Work is progressing on the installation of a new safe speed camera in a high crash risk area in the Counties Manukau Police District.
Waiuku Road in Mauku is among 33 sites across the country where new safe speed cameras will be placed in an effort to drive down mean speeds and related deaths and injuries in these areas.
“The placement of the poles and cameras is occurring at those sites across the country that have been identified as having a high crash risk and a history of fatalities and injury crashes, based on detailed analysis by independent traffic experts” says Operations Manager Road Policing, Inspector Peter McKennie.
Work to install the first poles that will eventually hold the cameras began in early September, and the pole for the Waiuku Road site will be put in place in the near future.
The cameras will be installed after that and once in place, they will be thoroughly tested before becoming operational, says Mr McKennie.
“We know from international experience that safe speed cameras do have an impact on slowing people down, particularly around the sphere of influence of the camera.

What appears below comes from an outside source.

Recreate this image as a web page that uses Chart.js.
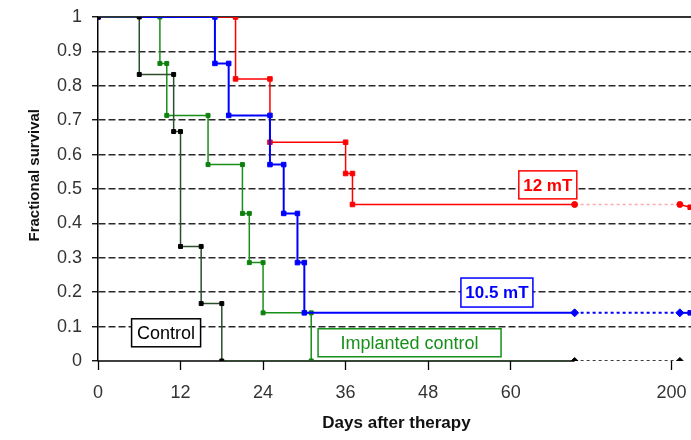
<!DOCTYPE html>
<html>
<head>
<meta charset="utf-8">
<script src="https://cdn.jsdelivr.net/npm/chart.js@4.4.1/dist/chart.umd.min.js"></script>
<style>
  html, body { margin: 0; padding: 0; background: #fff; overflow: hidden; }
  #wrap { width: 740px; height: 440px; }
</style>
</head>
<body>
<div id="wrap"><canvas id="survivalChart" width="740" height="440"></canvas></div>
<script>
// survival steps (day of event, survival after it)
const controlDays = [0, 6, 11, 12, 15, 18];
const controlSurvival = [1, 0.833, 0.667, 0.333, 0.167, 0];
const implantedDays = [0, 9, 10, 16, 21, 22, 24, 31];
const implantedSurvival = [1, 0.865, 0.714, 0.571, 0.429, 0.286, 0.14, 0];
const mt105Days = [0, 17, 19, 25, 27, 29, 30];
const mt105Survival = [1, 0.865, 0.714, 0.571, 0.429, 0.286, 0.14];
const mt12Days = [0, 20, 25, 36, 37];
const mt12Survival = [1, 0.82, 0.636, 0.545, 0.455];

// broken x axis: after the last observation the axis jumps to day 200
const lastObservedPos = 69.3;
const day200Pos = 83.4;
const day200PointPos = 84.6;
const edgePointPos = 86.1;
const mt12EdgeSurvival = 0.447;
const mt105EdgeSurvival = 0.14;

const xTickPos = [0, 12, 24, 36, 48, 60, day200Pos];
const xTickLabels = ['0', '12', '24', '36', '48', '60', '200'];
const yTicks = [0, 0.1, 0.2, 0.3, 0.4, 0.5, 0.6, 0.7, 0.8, 0.9, 1];
const yTickLabels = ['0', '0.1', '0.2', '0.3', '0.4', '0.5', '0.6', '0.7', '0.8', '0.9', '1'];

const FONT = "'Liberation Sans', Arial, sans-serif";

// turn event lists into corner points of a step curve
function stepPoints(days, surv) {
  const pts = [{ x: days[0], y: surv[0] }];
  for (let i = 1; i < days.length; i++) {
    pts.push({ x: days[i], y: surv[i - 1] });
    pts.push({ x: days[i], y: surv[i] });
  }
  return pts;
}

function makeDataset(label, days, surv, st) {
  const pts = stepPoints(days, surv);
  const tailStart = pts.length;
  if (st.tail) {
    const last = surv[surv.length - 1];
    pts.push({ x: lastObservedPos, y: last });
    pts.push({ x: day200PointPos, y: last });
    if (st.edge !== undefined) pts.push({ x: edgePointPos, y: st.edge });
  }
  return {
    label: label,
    data: pts,
    borderColor: st.color,
    borderWidth: st.width,
    fill: false,
    tension: 0,
    pointStyle: pts.map((p, i) => (i >= tailStart && i < tailStart + 2) ? st.tailMarker : 'rect'),
    pointRadius: pts.map((p, i) => (i >= tailStart && i < tailStart + 2) ? st.tailRadius : st.radius),
    pointBackgroundColor: st.marker,
    pointBorderColor: st.marker,
    pointBorderWidth: 1,
    segment: {
      borderDash: c => c.p0DataIndex === tailStart ? [3, 3] : undefined,
      borderColor: c => c.p0DataIndex === tailStart ? st.tailColor : undefined
    }
  };
}

const datasets = [
  makeDataset('Control', controlDays, controlSurvival,
    { color: '#2b4f2b', marker: '#000', width: 1.5, radius: 2.8, tail: true,
      tailMarker: 'rectRot', tailRadius: 3.5, tailColor: '#000' }),
  makeDataset('10.5 mT', mt105Days, mt105Survival,
    { color: '#0000ff', marker: '#0000ff', width: 2, radius: 3.2, tail: true, edge: mt105EdgeSurvival,
      tailMarker: 'rectRot', tailRadius: 4, tailColor: '#0000ff' }),
  makeDataset('12 mT', mt12Days, mt12Survival,
    { color: '#ff0000', marker: '#ff0000', width: 1.5, radius: 3.2, tail: true, edge: mt12EdgeSurvival,
      tailMarker: 'circle', tailRadius: 3, tailColor: '#ffaaaa' }),
  makeDataset('Implanted control', implantedDays, implantedSurvival,
    { color: '#17901a', marker: '#0f800f', width: 1.5, radius: 2.8, tail: false })
];

// text boxes placed in data coordinates
const labelBoxes = [
  { text: '12 mT', x: 65.4, y: 0.512, w: 58, h: 28, color: '#ff0000', weight: 'bold', size: 17 },
  { text: '10.5 mT', x: 58.0, y: 0.199, w: 72, h: 29, color: '#0000ff', weight: 'bold', size: 17 },
  { text: 'Control', x: 9.9, y: 0.082, w: 69, h: 28, color: '#000', weight: 'normal', size: 18 },
  { text: 'Implanted control', x: 45.3, y: 0.053, w: 183, h: 28, color: '#17901a', weight: 'normal', size: 18 }
];

const framePlugin = {
  id: 'frame',
  beforeDatasetsDraw(chart) {
    const { ctx, chartArea, scales: { x, y } } = chart;
    ctx.save();
    // solid line at 1
    ctx.strokeStyle = '#333';
    ctx.lineWidth = 2;
    ctx.beginPath();
    ctx.moveTo(chartArea.left, y.getPixelForValue(1));
    ctx.lineTo(chartArea.right, y.getPixelForValue(1));
    ctx.stroke();
    // x axis line up to the break
    ctx.strokeStyle = '#000';
    ctx.lineWidth = 1.5;
    ctx.beginPath();
    ctx.moveTo(chartArea.left, y.getPixelForValue(0));
    ctx.lineTo(x.getPixelForValue(lastObservedPos), y.getPixelForValue(0));
    ctx.stroke();
    ctx.restore();
  },
  afterDatasetsDraw(chart) {
    const { ctx, scales: { x, y } } = chart;
    ctx.save();
    labelBoxes.forEach(b => {
      const cx = x.getPixelForValue(b.x);
      const cy = y.getPixelForValue(b.y);
      ctx.fillStyle = '#fff';
      ctx.fillRect(cx - b.w / 2, cy - b.h / 2, b.w, b.h);
      ctx.strokeStyle = b.color;
      ctx.lineWidth = 1.5;
      ctx.strokeRect(cx - b.w / 2, cy - b.h / 2, b.w, b.h);
      ctx.fillStyle = b.color;
      ctx.font = b.weight + ' ' + b.size + 'px ' + FONT;
      ctx.textAlign = 'center';
      ctx.textBaseline = 'middle';
      ctx.fillText(b.text, cx, cy + 1);
    });

    // axis titles
    ctx.fillStyle = '#111';
    ctx.textAlign = 'center';
    ctx.textBaseline = 'middle';
    ctx.font = 'bold 17px ' + FONT;
    ctx.fillText('Days after therapy', x.getPixelForValue(43.4), 423);
    ctx.translate(35, y.getPixelForValue(0.54));
    ctx.rotate(-Math.PI / 2);
    ctx.font = 'bold 15px ' + FONT;
    ctx.fillText('Fractional survival', 0, 0);
    ctx.restore();
  }
};

new Chart(document.getElementById('survivalChart'), {
  type: 'line',
  data: { datasets: datasets },
  options: {
    responsive: false,
    animation: false,
    layout: { padding: { top: 17, right: 23, left: 0, bottom: 0 } },
    plugins: { legend: { display: false }, tooltip: { enabled: false } },
    scales: {
      x: {
        type: 'linear',
        min: 0,
        max: 90,
        afterBuildTicks: axis => { axis.ticks = xTickPos.map(v => ({ value: v })); },
        afterFit: axis => { axis.height = 79; axis.paddingLeft = 0; axis.paddingRight = 0; },
        ticks: {
          autoSkip: false,
          maxRotation: 0,
          padding: 12,
          color: '#333',
          font: { family: FONT, size: 18 },
          callback: (v, i) => xTickLabels[i]
        },
        grid: { drawOnChartArea: false, drawTicks: true, tickLength: 9, tickColor: '#000', tickWidth: 1.3 },
        border: { display: false }
      },
      y: {
        min: 0,
        max: 1,
        afterBuildTicks: axis => { axis.ticks = yTicks.map(v => ({ value: v })); },
        afterFit: axis => { axis.width = 98; axis.paddingTop = 0; axis.paddingBottom = 0; },
        ticks: {
          padding: 10,
          color: '#333',
          font: { family: FONT, size: 18 },
          callback: (v, i) => yTickLabels[i]
        },
        grid: {
          color: c => (c.tick && (c.tick.value === 0 || c.tick.value === 1)) ? 'rgba(0,0,0,0)' : '#2a2a2a',
          lineWidth: 1.5,
          drawTicks: true,
          tickLength: 6,
          tickColor: '#000',
          tickWidth: 1.3
        },
        border: { display: true, color: '#000', width: 1.5, dash: [7, 3] }
      }
    }
  },
  plugins: [framePlugin]
});
</script>
</body>
</html>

“This is why we are working to place safe speed cameras at this and other sites, to encourage people to reduce their mean speeds, which, when coupled with road safety improvements and other measures, helps to reduce deaths and injuries” Mr McKennie says.
Site works for the 33 sites were announced in May this year, and represent the third phase of the $10m static camera expansion programme announced in July 2013.
Mr McKennie says Police isn’t interested in camera fines.
“We’re only interested in the impact the cameras have in encouraging people to slow down to safe and appropriate speeds and get to their destination safely.
“This will also continue to be backed by other measures, such as maintaining a highly visible Police presence on high risk routes and other enforcement tools.
“It’s quite simple: if people drive at an appropriate and safe speed for the road and the conditions, they’ll be in no danger of getting a ticket – or, more importantly, being involved in a crash” Mr McKennie says.